When the Halifax, Nova Scotia police force goes on strike, a gang of Fascists (including some vigilante cops) who call themselves the “New Order” take advantage of this lawless state and invade a gay bar where they harass the patrons in what I assume is the first stage of their King Dick plan. When the bartender gets accidentally impaled by a broken wine bottle and killed, the leader of the fascist gang starts executing all the witnesses. One of the patrons manages to escape and makes his way to a neighboring apartment building where the tenants help protect him from the gang.
This film does what great exploitation and horror films often do, it takes a real-life situation, in this case, the actual 42-day police strike of 1981 by the Halifax Police Force, and runs it through the grinder. It’s a solid setup to kickstart a story that doesn’t waste a second of its 84-minute runtime. It’s white-knuckle the whole way which makes it great for marathons like Ex-Fest.
I said there was a certain amount of charm to this film and the root of that is in the very earnest tenants of this building under siege. Chester, played by Daryl Haney, is the real standout amongst the lot. He’s the ultimate exploitation film neighbor and was the runaway crowd favorite. Chester is what Kevin McCalister from “Home Alone” would most likely grow up to be, provided his incredibly irresponsible family doesn’t get him killed during his teenage years. He’s super friendly and charming, but also a paranoid prepper who walks around with a retractable knife up his sleeve and can turn a battery and PVC pipe into a rocket launcher in less than five minutes, in the dark, under extreme pressure. Chester is the neighbor you want If you need help fighting off a gang, fixing a lawnmower, or need to borrow a tool, but there would definitely be a few nights a year when you’d hear strange sounds coming from next door and wonder if he’s going to set the building on fire.

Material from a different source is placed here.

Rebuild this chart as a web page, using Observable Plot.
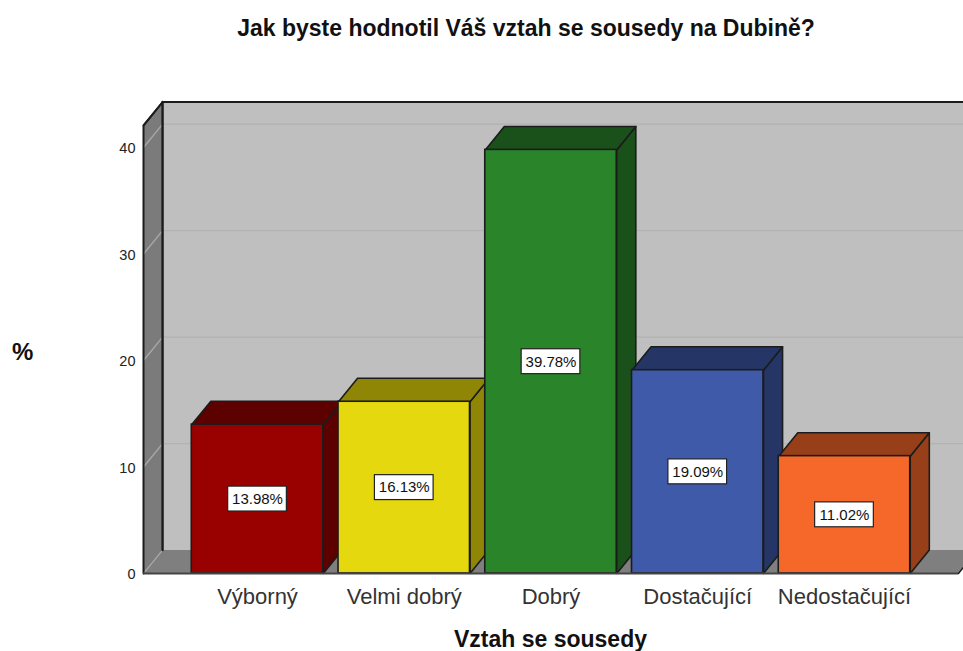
<!DOCTYPE html>
<html lang="cs">
<head>
<meta charset="utf-8">
<script src="https://cdn.jsdelivr.net/npm/d3@7"></script>
<script src="https://cdn.jsdelivr.net/npm/@observablehq/plot@0.6"></script>
<style>
  html, body { margin: 0; padding: 0; background: #fff; overflow: hidden; }
  #title { height: 46px; width: 963px; box-sizing: border-box; padding-left: 89px; padding-top: 15px; text-align: center; white-space: nowrap;
           font: bold 23px/26px "Liberation Sans", Arial, sans-serif; color: #111; }
  svg { display: block; }
</style>
</head>
<body>
<div id="title">Jak byste hodnotil Váš vztah se sousedy na Dubině?</div>
<div id="chart"></div>
<script>
const categories = ["Výborný", "Velmi dobrý", "Dobrý", "Dostačující", "Nedostačující"];
const values = [13.98, 16.13, 39.78, 19.09, 11.02];
const frontColors = ["#990000", "#e5d80e", "#2a842a", "#3f5aa8", "#f6682a"];
const darkColors = ["#5c0000", "#8f8605", "#1a501a", "#253566", "#973f18"];
const yTicks = [0, 10, 20, 30, 40];
const xLabel = "Vztah se sousedy";
const yLabel = "%";

// Perspective offset of the 3D box, expressed in scale units
const depthX = 0.13, depthY = 2.2, halfBar = 0.448;
const xMin = -0.777, xMax = 4.777, yMax = 42.07;
const edge = "#1c1c1c";

const poly = (pts, fill, stroke = edge, strokeWidth = 1.6) =>
  Plot.line(pts.concat([pts[0]]).map(([x, y]) => ({x, y})),
    {x: "x", y: "y", fill, stroke, strokeWidth, strokeLinejoin: "round"});
const path = (pts, stroke = edge, strokeWidth = 2) =>
  Plot.line(pts.map(([x, y]) => ({x, y})), {x: "x", y: "y", stroke, strokeWidth, strokeLinejoin: "round"});

const backLeft = xMin + depthX, wallRight = xMax + 2 * depthX, wallTop = yMax + depthY;
const backWall = [[backLeft, depthY], [wallRight, depthY], [wallRight, wallTop], [backLeft, wallTop]];
const leftWall = [[xMin, 0], [backLeft, depthY], [backLeft, wallTop], [xMin, yMax]];
const floor = [[xMin, 0], [xMax, 0], [xMax + depthX, depthY], [backLeft, depthY]];

const grid = yTicks.slice(1);
const bars = categories.map((c, i) => ({c, i, v: values[i]}));

const plot = Plot.plot({
  width: 963,
  height: 605,
  marginLeft: 143,
  marginRight: 5,
  marginTop: 79,
  marginBottom: 78,
  style: {fontFamily: '"Liberation Sans", Arial, sans-serif', background: "#fff"},
  x: {domain: [xMin, xMax], axis: null},
  y: {domain: [0, yMax], axis: null},
  marks: [
    poly(backWall, "#bfbfbf", "none"),
    poly(leftWall, "#7b7b7b", "none"),
    poly(floor, "#7f7f7f", "none"),
    // gridlines on the back wall and running down the left wall
    Plot.ruleY(grid, {y: d => d + depthY, x1: backLeft, x2: wallRight, stroke: "#b2b2b2", strokeWidth: 1.4}),
    Plot.link(grid, {x1: xMin, y1: d => d, x2: backLeft, y2: d => d + depthY, stroke: "#a8a8a8", strokeWidth: 1.4}),
    Plot.link([0], {x1: xMin, y1: 0, x2: backLeft, y2: depthY, stroke: "#a8a8a8", strokeWidth: 1.2}),
    // wall outline
    path([[xMin, 0], [xMin, yMax], [backLeft, wallTop], [wallRight, wallTop]], edge, 2),
    path([[backLeft, depthY], [backLeft, wallTop]], edge, 2.4),
    path([[xMin, yMax], [backLeft, wallTop]], edge, 1.6),
    path([[xMax, 0], [xMax + depthX, depthY]], edge, 1.4),
    // bars, left to right so each overlaps its neighbour's side face
    ...bars.flatMap(d => {
      const l = d.i - halfBar, r = d.i + halfBar;
      return [
        poly([[r, 0], [r + depthX, depthY], [r + depthX, d.v + depthY], [r, d.v]], darkColors[d.i]),
        poly([[l, d.v], [r, d.v], [r + depthX, d.v + depthY], [l + depthX, d.v + depthY]], darkColors[d.i]),
        Plot.rect([d], {x1: l, x2: r, y1: 0, y2: "v", fill: frontColors[d.i], stroke: edge, strokeWidth: 1.6})
      ];
    }),
    Plot.ruleY([0], {x1: xMin, x2: xMax, stroke: "#444", strokeWidth: 2}),
    // value boxes
    Plot.rect(bars, {x1: d => d.i - 0.2, x2: d => d.i + 0.2, y1: d => d.v / 2 - 1.17, y2: d => d.v / 2 + 1.17, fill: "#fff", stroke: "#222", strokeWidth: 1.2}),
    Plot.text(bars, {x: "i", y: d => d.v / 2, text: d => d.v.toFixed(2) + "%", fontSize: 15, fill: "#111"}),
    // axes
    Plot.axisY({ticks: yTicks, tickSize: 0, tickPadding: 8, dy: 1, fontSize: 14.5, color: "#222", label: null}),
    Plot.axisX({ticks: d3.range(categories.length), tickFormat: i => categories[i], tickSize: 0, tickPadding: 15, fontSize: 22, color: "#333", label: null}),
    Plot.text([xLabel], {frameAnchor: "bottom", dy: 73, dx: -0.5, fontSize: 23, fontWeight: "bold", fill: "#111"}),
    Plot.text([yLabel], {frameAnchor: "left", dx: -131.5, dy: 3, fontSize: 24, fontWeight: "bold", fill: "#111"})
  ]
});
document.getElementById("chart").appendChild(plot);
</script>
</body>
</html>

When Chester delivered the line, “Anybody who touches the doorknob downstairs is going to die”, the crowd went wild and he became a legend.
It’s low budget, but you don’t really feel it. The structure of the story leaves our heroes working with what they got, just like the filmmakers. And the claustrophobia of the apartment under siege adds to the tension.
Using actual news footage from the 1981 Halifax strike certainly bumped up the production value without murdering the budget too.
The first time I saw this it was a pretty worn-out print, but the folks at Severin seem to have cleaned it up and they released a really nice looking version, which is currently available on Shudder.
Carpenter-esque, but more than just a knock-off. Moody but not super synthy. Just a solid score.
We got two good leather jacket performances in this, Chester and Cabe. Clearly, someone knew what was up.
Wine or Vinegar:
This one actually aged pretty well. Sadly, stories about fascists attacking the gay community will always be relevant.